Agung is preparing to erupt
More than 75,000 people have been forced to flee the danger zone, as the huge volcano looks like it could blow at any moment.
The Balinese volcano last erupted was in 1963 killing more than 1,000 people.
On February 18, 1963, residents began hearing loud explosions from Mt Agung which were shortly followed by a stream of smoke coming from the crater.
A week later, on February 24, lava began flowing from the volcano – travelling seven kilometres over 20 days.
The following month, on March 17, the volcano blasted lava and debris up to 10 kilometres which devastated nearby villages and killed 1500 people.

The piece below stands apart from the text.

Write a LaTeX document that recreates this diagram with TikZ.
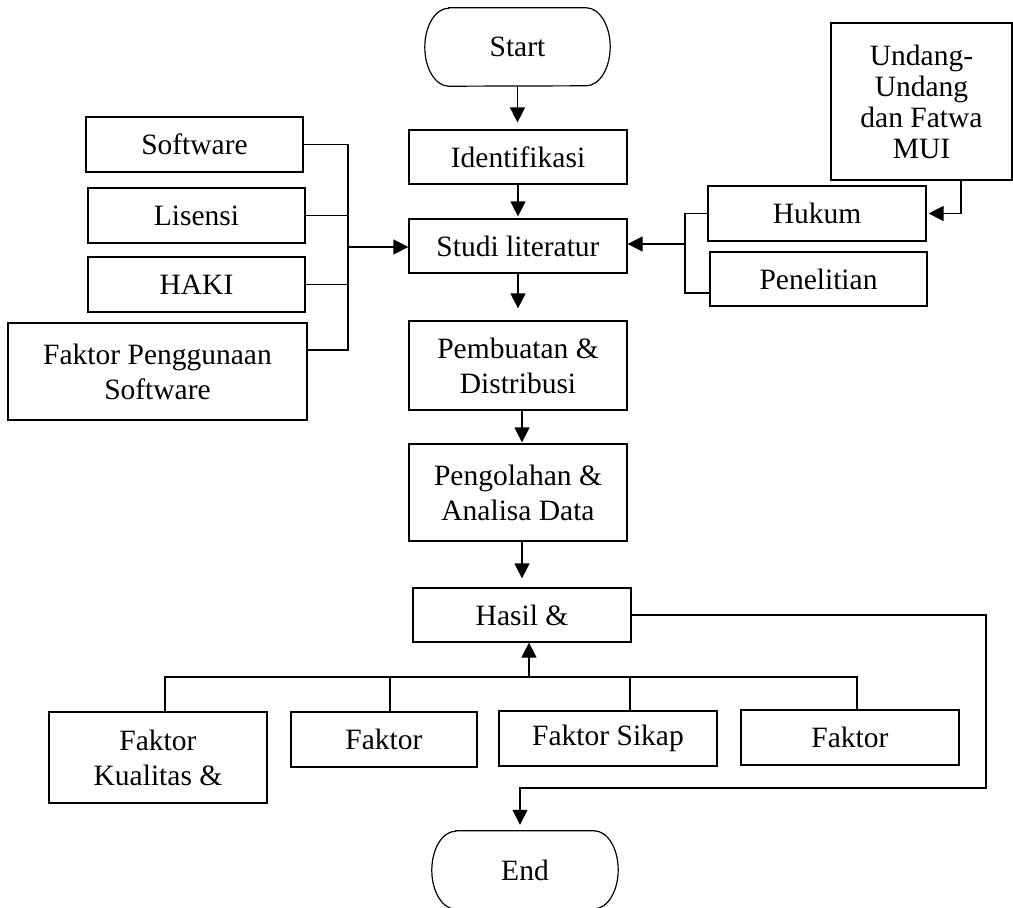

A further 400 people would die in the following months due to volcanic mudlow known as cold lahars and another eruption.
Archived footage from British documentarians British Pathé has been unearthed and shows the sheer power of the 1963 eruption.
Massive plumes of smoke can be seen bellowing from the volcano in the black and white footage as ash is ploughed into the atmosphere, as seen in the black and white footage.

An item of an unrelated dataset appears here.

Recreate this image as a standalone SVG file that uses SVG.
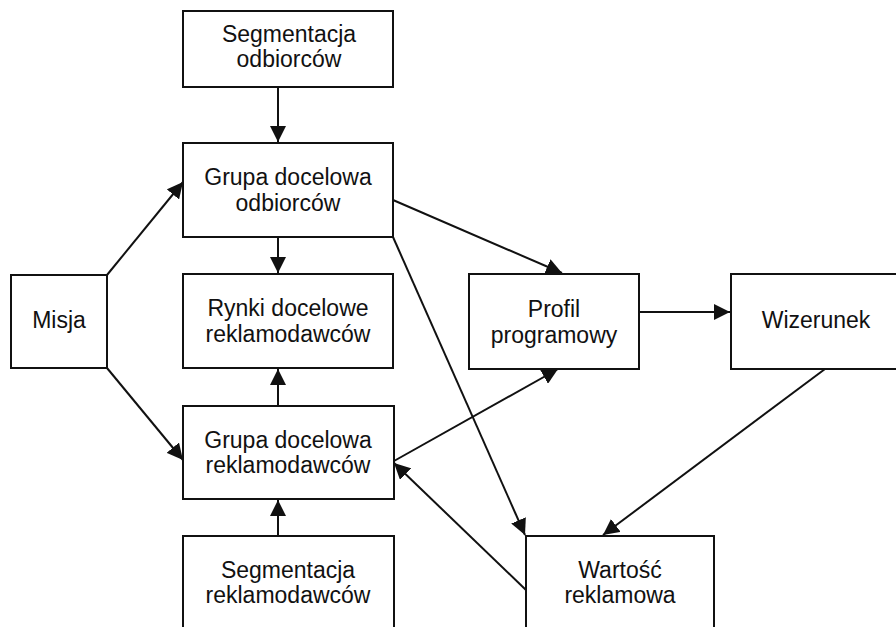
<svg xmlns="http://www.w3.org/2000/svg" width="896" height="627" viewBox="0 0 896 627">
<style>
.box{fill:#fff;stroke:#111;stroke-width:2}
.t{font-family:"Liberation Sans",Arial,sans-serif;font-size:23px;fill:#111;text-anchor:middle}
.c{stroke:#111;stroke-width:2;fill:none}
</style>
<defs>
<marker id="ah" markerUnits="userSpaceOnUse" markerWidth="18" markerHeight="16" refX="16" refY="8" orient="auto">
<path d="M0,0 L16,8 L0,16 Z" fill="#111"/>
</marker>
</defs>
<rect width="896" height="627" fill="#fff"/>
<g id="connectors">
<line class="c" x1="278" y1="87" x2="278" y2="142" marker-end="url(#ah)"/>
<line class="c" x1="278" y1="237" x2="278" y2="273" marker-end="url(#ah)"/>
<line class="c" x1="278" y1="406" x2="278" y2="369" marker-end="url(#ah)"/>
<line class="c" x1="278" y1="536" x2="278" y2="500" marker-end="url(#ah)"/>
<line class="c" x1="107" y1="275" x2="183" y2="182" marker-end="url(#ah)"/>
<line class="c" x1="107" y1="368" x2="183" y2="460" marker-end="url(#ah)"/>
<line class="c" x1="393" y1="200" x2="562" y2="273" marker-end="url(#ah)"/>
<line class="c" x1="393" y1="237" x2="525" y2="535" marker-end="url(#ah)"/>
<line class="c" x1="394" y1="461" x2="558" y2="369" marker-end="url(#ah)"/>
<line class="c" x1="526" y1="590" x2="394" y2="463" marker-end="url(#ah)"/>
<line class="c" x1="639" y1="312" x2="730" y2="312" marker-end="url(#ah)"/>
<line class="c" x1="825" y1="369" x2="603" y2="535" marker-end="url(#ah)"/>
</g>
<g id="seg-odb"><rect class="box" x="183" y="11" width="210" height="76"/><text class="t" x="289" y="42">Segmentacja</text><text class="t" x="289" y="67">odbiorców</text></g>
<g id="grupa-odb"><rect class="box" x="183" y="143" width="210" height="94"/><text class="t" x="288" y="185">Grupa docelowa</text><text class="t" x="288" y="211">odbiorców</text></g>
<g id="misja"><rect class="box" x="11" y="275" width="96" height="93"/><text class="t" x="59" y="328">Misja</text></g>
<g id="rynki"><rect class="box" x="183" y="274" width="210" height="94"/><text class="t" x="288" y="316">Rynki docelowe</text><text class="t" x="288" y="342">reklamodawców</text></g>
<g id="grupa-rekl"><rect class="box" x="183" y="406" width="211" height="93"/><text class="t" x="288" y="448">Grupa docelowa</text><text class="t" x="288" y="473">reklamodawców</text></g>
<g id="seg-rekl"><rect class="box" x="183" y="536" width="211" height="100"/><text class="t" x="288" y="578">Segmentacja</text><text class="t" x="288" y="603">reklamodawców</text></g>
<g id="profil"><rect class="box" x="469" y="274" width="170" height="95"/><text class="t" x="554" y="317">Profil</text><text class="t" x="554" y="343">programowy</text></g>
<g id="wizerunek"><rect class="box" x="731" y="274" width="170" height="95"/><text class="t" x="816" y="328">Wizerunek</text></g>
<g id="wartosc"><rect class="box" x="526" y="536" width="188" height="100"/><text class="t" x="620" y="578">Wartość</text><text class="t" x="620" y="603">reklamowa</text></g>
</svg>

Agung last erupted in 1963
The video said many of the people who were killed by the volcano “were burned to death, because they were kneeling to their Gods, instead of deciding to flee”.
It comes as experts warn there has been heightened seismic activity around the volcano and smoke has been seen rising from it in recent days.
According to EMSC, an independent scientific organisation that provides real-time earthquake warnings, there was a magnitude 4.2 earthquake earlier today.
Recent data shows that Mount Agung experienced 844 volcanic earthquakes on Monday, and between 300 and 400 earthquakes by midday on Tuesday.
Indonesia’s national disaster agency spokesman Sutopo Purwo Nugroho told reporters on Monday that “volcanic activity is increasing, and tremors are being becoming more frequent”.
Indonesian authorities are preparing to divert flights to 10 airports across the country in case an increasingly active volcano on the holiday island of Bali erupts and disrupts travel.
Officials have warned that Mount Agung in eastern Bali could erupt at any time, prompting several countries including Australia and Singapore to issue travel advisor for one of the world’s most popular tourist destinations.
“volcanic activity is increasing, and tremors are being becoming more frequent”
“Ten airports will serve as alternatives for flights bound for Bali’s Ngurah Rai airport in case it is closed because of volcanic ash,” Transportation Minister Budi Karya said in a statement on Wednesday.
Authorities are also preparing ferries to help people leave Bali in case air travel is disrupted, Karya said.
Airports in Jakarta, Surabaya, and Lombok are among those being prepared to allow diverted flights to land.
Over 75,000 residents have been evacuated from near the volcano and fears of an imminent eruption have prompted some travelers to rethink holiday plans.
Mount Agung’s status was raised to the highest level last week and authorities have imposed a 12km exclusion zone around it. A 4.3 magnitude quake shook the area on Wednesday, indicating that seismic activity remains high, officials said.